High disk utilisation in project & DS Engine directory

rajngt · Post by **rajngt** » Sat Jul 28, 2012 2:47 pm

We are facing high disk utilisation in the project directory /etl/IS/Projects and Engine
/opt/IBM/InformationServer/V8.5/

currently there are 28 projects. We are looking into below option to reduce this.
1. Reduce the R/W in project directory. Understand that in project directories due to R/W operation in RT_* directories but would like to know can some of the operation can be moved out of these directories.
2. On the same above, in 8.1 version we do have option of RTLogging and ORLogging to choose where to log.

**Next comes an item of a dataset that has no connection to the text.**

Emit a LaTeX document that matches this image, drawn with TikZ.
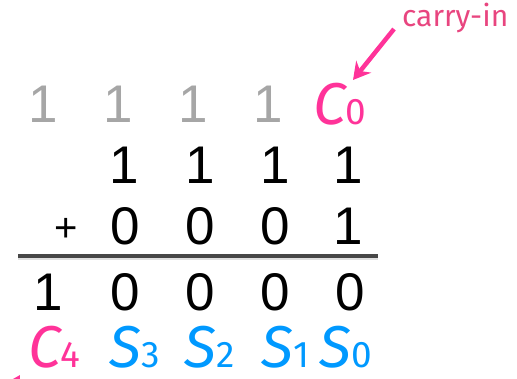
\documentclass[tikz,border=0pt]{standalone}
\usepackage{fontspec}
\setmainfont{Liberation Sans}
\newfontfamily\hum{Fira Sans}
\usetikzlibrary{arrows.meta}
\definecolor{lightgray}{HTML}{A6A6A6}
\definecolor{hotpink}{HTML}{FF3399}
\definecolor{skyblue}{HTML}{0099FF}
\definecolor{labelpink}{HTML}{E8457F}
\definecolor{rulegray}{HTML}{474747}
\newcommand{\bigsym}[2]{{\hum\itshape\fontsize{59}{59}\selectfont #1}{\hum\fontsize{37}{37}\selectfont #2}}
\begin{document}
\begin{tikzpicture}[x=1pt,y=1pt,
  digit/.style={inner sep=0pt, anchor=base, text depth=0pt, font=\fontsize{53}{53}\selectfont},
  carrydigit/.style={digit, text=lightgray},
  sym/.style={inner sep=0pt, anchor=base west, text depth=0pt},
]
\useasboundingbox (0,0) rectangle (517,-379);
% carry row
\node[carrydigit] (g3) at (43,-123) {1};
\node[carrydigit] (g2) at (118,-123) {1};
\node[carrydigit] (g1) at (193,-123) {1};
\node[carrydigit] (g0) at (268,-123) {1};
\node[sym, text=hotpink] (c0) at (313,-125) {\bigsym{C}{0}};
% first operand
\node[digit] (a3) at (124,-184) {1};
\node[digit] (a2) at (200,-184) {1};
\node[digit] (a1) at (275,-184) {1};
\node[digit] (a0) at (348,-184) {1};
% second operand
\node[digit, font=\fontsize{40}{40}\selectfont] (plus) at (66,-242) {+};
\node[digit] (b3) at (125,-245) {0};
\node[digit] (b2) at (200,-245) {0};
\node[digit] (b1) at (275,-245) {0};
\node[digit] (b0) at (348,-245) {1};
% rule
\coordinate (rl) at (18,-256);
\coordinate (rr) at (378,-256);
\draw[line width=4pt, black, opacity=0.12] ([yshift=-2.5pt]rl) -- ([yshift=-2.5pt]rr);
\draw[line width=3.5pt, rulegray] (rl) -- (rr);
% result
\node[digit] (r4) at (48,-311) {1};
\node[digit] (r3) at (125,-311) {0};
\node[digit] (r2) at (200,-311) {0};
\node[digit] (r1) at (275,-311) {0};
\node[digit] (r0) at (350,-311) {0};
% labels
\node[sym, text=hotpink] (c4) at (28,-367) {\bigsym{C}{4}};
\node[sym, text=skyblue] (s3) at (109,-367) {\bigsym{S}{3}};
\node[sym, text=skyblue] (s2) at (184,-367) {\bigsym{S}{2}};
\node[sym, text=skyblue] (s1) at (261,-367) {\bigsym{S}{1}};
\node[sym, text=skyblue] (s0) at (319,-367) {\bigsym{S}{0}};
% carry-in annotation
\node[inner sep=0pt, anchor=base west, text=labelpink, font=\hum\fontsize{30}{30}\selectfont] (cin) at (402,-27) {carry-in};
\coordinate (cinstart) at (394,-29);
\coordinate (cintip) at (353,-80);
\draw[line width=4.5pt, hotpink, -{Stealth[length=17pt,width=19pt]}] (cinstart) -- (cintip);
% carry-out arrow (only its tip shows at the bottom edge)
\coordinate (coutstart) at (-10,-425);
\coordinate (couttip) at (20,-375);
\draw[line width=4.5pt, hotpink, -{Stealth[length=17pt,width=19pt]}] (coutstart) -- (couttip);
\end{tikzpicture}
\end{document}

But there is no option available in the 8.5 version, which makes difficult for us to find how to stop the logging into RT_Logs.
3. would like to know the possible reason behind the R/W for DSEngine/PXEngine directory and how this can be reduced?

PaulVL · Post by **PaulVL** » Sat Jul 28, 2012 5:05 pm

your universe database is stored in your project directories.

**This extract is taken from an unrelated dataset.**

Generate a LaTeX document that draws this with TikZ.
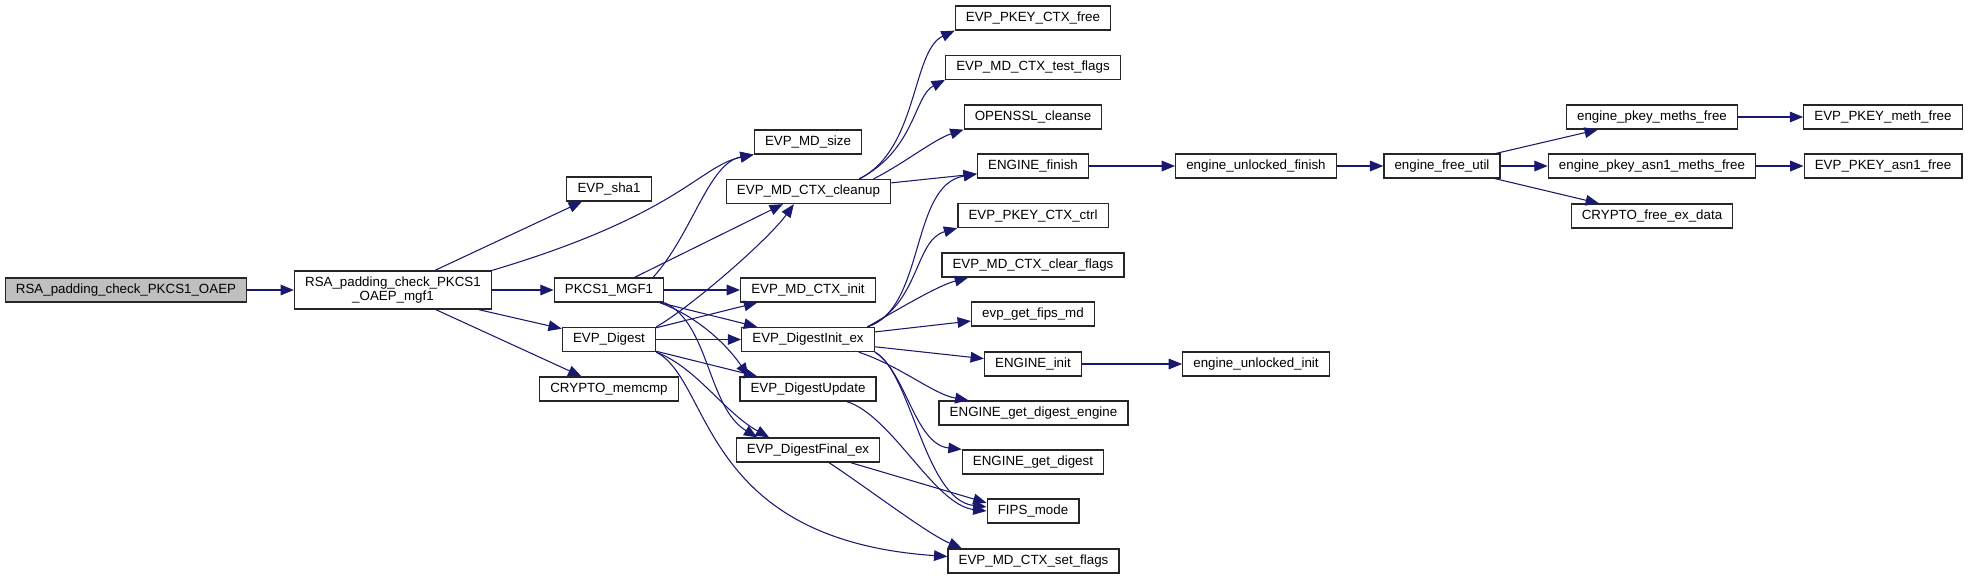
\documentclass[tikz,border=0pt]{standalone}
\usepackage{fontspec}
\setmainfont{Liberation Sans}
\definecolor{edgeblue}{RGB}{25, 25, 112}
\definecolor{rootgray}{RGB}{191, 191, 191}
\usepackage{tikz}
\usetikzlibrary{arrows.meta, positioning, calc}

\begin{document}
\begin{tikzpicture}[x=0.75pt, y=-0.75pt,
  fnbox/.style={draw=black!85, line width=0.95pt, fill=white, font=\fontsize{10}{10.5}\selectfont, inner xsep=8pt, inner ysep=0pt, minimum height=18pt},
  rootbox/.style={fnbox, fill=rootgray},
  call/.style={draw=edgeblue, line width=0.8pt, -{Triangle[length=10pt, width=8pt]}}]
  \useasboundingbox (0,0) rectangle (1968,579);

  \node[rootbox] (oaep) at (126,290) {RSA\_padding\_check\_PKCS1\_OAEP};
  \node[fnbox, align=center, minimum height=28.5pt] (mgf1) at (393,290) {RSA\_padding\_check\_PKCS1\\\_OAEP\_mgf1};

  \node[fnbox] (sha1) at (609,189) {EVP\_sha1};
  \node[fnbox] (pkcs) at (609,290) {PKCS1\_MGF1};
  \node[fnbox] (digest) at (609,339.5) {EVP\_Digest};
  \node[fnbox] (memcmp) at (609,389) {CRYPTO\_memcmp};

  \node[fnbox] (mdsize) at (808,142) {EVP\_MD\_size};
  \node[fnbox] (cleanup) at (808.5,191.5) {EVP\_MD\_CTX\_cleanup};
  \node[fnbox] (ctxinit) at (808,290) {EVP\_MD\_CTX\_init};
  \node[fnbox] (dinit) at (808,339.5) {EVP\_DigestInit\_ex};
  \node[fnbox] (dupdate) at (808,389) {EVP\_DigestUpdate};
  \node[fnbox] (dfinal) at (808,450) {EVP\_DigestFinal\_ex};

  \node[fnbox] (pkeyfree) at (1033,18) {EVP\_PKEY\_CTX\_free};
  \node[fnbox] (testflags) at (1033,67.5) {EVP\_MD\_CTX\_test\_flags};
  \node[fnbox] (cleanse) at (1033,117) {OPENSSL\_cleanse};
  \node[fnbox] (efinish) at (1033,166) {ENGINE\_finish};
  \node[fnbox] (pkeyctrl) at (1033,215.5) {EVP\_PKEY\_CTX\_ctrl};
  \node[fnbox] (clearflags) at (1033,265) {EVP\_MD\_CTX\_clear\_flags};
  \node[fnbox] (fipsmd) at (1033,314) {evp\_get\_fips\_md};
  \node[fnbox] (einit) at (1033,364) {ENGINE\_init};
  \node[fnbox] (getdigeng) at (1033.5,413) {ENGINE\_get\_digest\_engine};
  \node[fnbox] (getdig) at (1033,462) {ENGINE\_get\_digest};
  \node[fnbox] (fips) at (1033,511) {FIPS\_mode};
  \node[fnbox] (setflags) at (1033.5,561) {EVP\_MD\_CTX\_set\_flags};

  \node[fnbox] (unlfinish) at (1256,166) {engine\_unlocked\_finish};
  \node[fnbox] (unlinit) at (1256,364) {engine\_unlocked\_init};
  \node[fnbox] (freeutil) at (1442,166) {engine\_free\_util};
  \node[fnbox] (pkeymeths) at (1652,117) {engine\_pkey\_meths\_free};
  \node[fnbox] (asn1meths) at (1652,166) {engine\_pkey\_asn1\_meths\_free};
  \node[fnbox] (freeexdata) at (1652,216) {CRYPTO\_free\_ex\_data};
  \node[fnbox] (methfree) at (1883,117) {EVP\_PKEY\_meth\_free};
  \node[fnbox] (asn1free) at (1883,166) {EVP\_PKEY\_asn1\_free};

  \draw[call] (oaep) -- (mgf1);
  \draw[call] (mgf1) -- (sha1);
  \draw[call] (mgf1.north east) .. controls +(188,-56) and +(-54,11) .. (mdsize.south west);
  \draw[call] (mgf1) -- (pkcs);
  \draw[call] (mgf1) -- (digest);
  \draw[call] (mgf1) -- (memcmp);

  \draw[call] (pkcs.16) .. controls +(39,-43) and +(-45,8) .. (mdsize.south west);
  \draw[call] (pkcs) -- (cleanup);
  \draw[call] (pkcs) -- (ctxinit);
  \draw[call] (pkcs) -- (dinit);
  \draw[call] (pkcs.-14) .. controls +(38,14) and +(-22,-32) .. (dupdate.168);
  \draw[call] (pkcs.south east) .. controls +(45,20) and +(-50,-30) .. (dfinal.166);

  \draw[call] (digest.north east) .. controls +(35,-20) and +(-25,35) .. ([xshift=-11pt]cleanup.south);
  \draw[call] (digest) -- (ctxinit);
  \draw[call] (digest) -- (dinit);
  \draw[call] (digest) -- (dupdate);
  \draw[call] (digest.south east) .. controls +(40,15) and +(-45,-25) .. (dfinal.162);
  \draw[call] (digest.south east) .. controls +(56,29) and +(-248,-17) .. (setflags.177);

  \draw[call] (cleanup.14) .. controls +(59,-29) and +(-43,20) .. (pkeyfree.south west);
  \draw[call] (cleanup.14) .. controls +(56,-29) and +(-31,16) .. (testflags.188);
  \draw[call] (cleanup.11) .. controls +(30,-15) and +(-30,10) .. (cleanse.south west);
  \draw[call] (cleanup) -- (efinish.188);

  \draw[call] (dinit.12) .. controls +(58,-18) and +(-67,11) .. (efinish.188);
  \draw[call] (dinit.12) .. controls +(53,-23) and +(-43,12) .. (pkeyctrl.south west);
  \draw[call] (dinit.12) .. controls +(35,-20) and +(-30,8) .. (clearflags.191);
  \draw[call] (dinit) -- (fipsmd);
  \draw[call] (dinit) -- (einit);
  \draw[call] (dinit.-14) .. controls +(42,14) and +(-35,-6) .. (getdigeng.169);
  \draw[call] (dinit.south east) .. controls +(31,19) and +(-47,-5) .. (getdig.north west);
  \draw[call] (dinit.south east) .. controls +(36,19) and +(-62,-7) .. (fips.175);

  \draw[call] (dupdate.-18) .. controls +(45,14) and +(-52,-6) .. (fips.west);
  \draw[call] (dfinal) -- (fips.170);
  \draw[call] (dfinal.-31) .. controls +(45,30) and +(-35,-15) .. (setflags.170);

  \draw[call] (efinish) -- (unlfinish);
  \draw[call] (unlfinish) -- (freeutil);
  \draw[call] (freeutil) -- (pkeymeths);
  \draw[call] (freeutil) -- (asn1meths);
  \draw[call] (freeutil) -- (freeexdata);
  \draw[call] (pkeymeths) -- (methfree);
  \draw[call] (asn1meths) -- (asn1free);
  \draw[call] (einit) -- (unlinit);
\end{tikzpicture}
\end{document}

If you wish to reduce that IO to that mount... spread your projects accross multiple project paths.

You'll have to create new projects and put them on a new mount.

There is very little you can/should do to minimize the amount of file interaction in the project path.

Helpfull things to do:

Don't use your project path as your data directory. This is the default path where all file stages will drop a file. Please fully qualify a path under some type of workspace mount.

Reduce the amount of text in your logs.
Turn off lots of debugging, increase default settings for stuff like the Teradata progress intervals, etc...

I would not chose logging to a database over the universe. Made that mistake once. ouch

ray.wurlod · Post by **ray.wurlod** » Sat Jul 28, 2012 7:55 pm

All the RT_* entries are necessary. With the exception of RT_LOG* they should not grow very large. Keep RT_LOG* small by autopurging at as short an interval as you can tolerate.

As Paul noted indirectly, projects can be created anywhere on the file system, other than the root directory. So you could try creating projects on other file systems.

jwiles · Post by **jwiles** » Sat Jul 28, 2012 8:14 pm

With IS 8.5, the internal method used to write job logs to the metadata repository was changed to avoid the primary issues Paul is probably referring to (very slow Director response times and could even effect job performance). OR logging is now enabled using the Administrator client rather than by editing DSParams. Enabling OR logging does not disable RT logging (you don't have that option), but rather now simply places a copy of the log into the repository.

If you need to keep logs for an extended period of time, either enable OR logging (and ensure your repository database can grow as needed to accommodate the logs) or regularly extract and archive copies of your logs. Job log management is an important aspect of any IS project.

Regards,

chulett · Post by **chulett** » Sat Jul 28, 2012 8:17 pm

And also keep your logs small by minimizing the messages that actually get logged by aggressively eliminating all that you can. I'm curious what other kinds of "R/W" you are seeing there? Anything? Hopefully you are not persisting any user data there...

rajngt · Post by **rajngt** » Sun Jul 29, 2012 4:01 am

Moving a few projects to different directory is the option which we are evaluating.

The data files are not in the project directory.

Basically we have two types of job in our projects one set runs for every 15 mins and others are overnight.

We are currently set the option to store 4 days of log.

As jwiles stated, the option of archiving the logs, how to do this and how we can retrieve back the logs if needed? Is it in the Is console or will it possible will DS director?

ArndW · Post by **ArndW** » Sun Jul 29, 2012 5:50 am

There is no built-in program or functionality to archive logfiles. That having been said, the log files are standard hashed files which can easily be read from DataStage server jobs, or you have the ability to output the log files to stdout from your command line and can redirect them to a flat file for archival as well.

But I would recommend taking the approach that Craig has suggested - write as little as possible to the logfiles. Although I've never done so in a production environment, if you are working with parallel jobs you can prevent the message from even being written to the log file using the message handlers.

Usually, though, it is the sequence jobs which generate the most output and the message handling mechanism doesn't work for them.

PaulVL · Post by **PaulVL** » Sun Jul 29, 2012 10:03 am

Not knowing your environment... you might also want to control your TEMPDIR and sort space make sure it's not on that device.

Spacing those projects out onto different HW devices would be a good idea. Take note of which projects run in the same timeframe and use that as your distribution strategy.

But if it's truely bogging you down... invest in better hardware.

How many tiers is your setup? What other processes are writing to that device? (not just mount)

ray.wurlod · Post by **ray.wurlod** » Sun Jul 29, 2012 4:52 pm

(Actually there is a built-in - but undocumented - utility for archiving and restoring hashed files - it's the "UniVerse" uvbackup and uvrestore commands.)

There is also a "UniVerse" bulk loader called loadfile, but you would need to save the log in loadfile format. There is a BASIC routine published on DSXchange (eons ago) for doing this.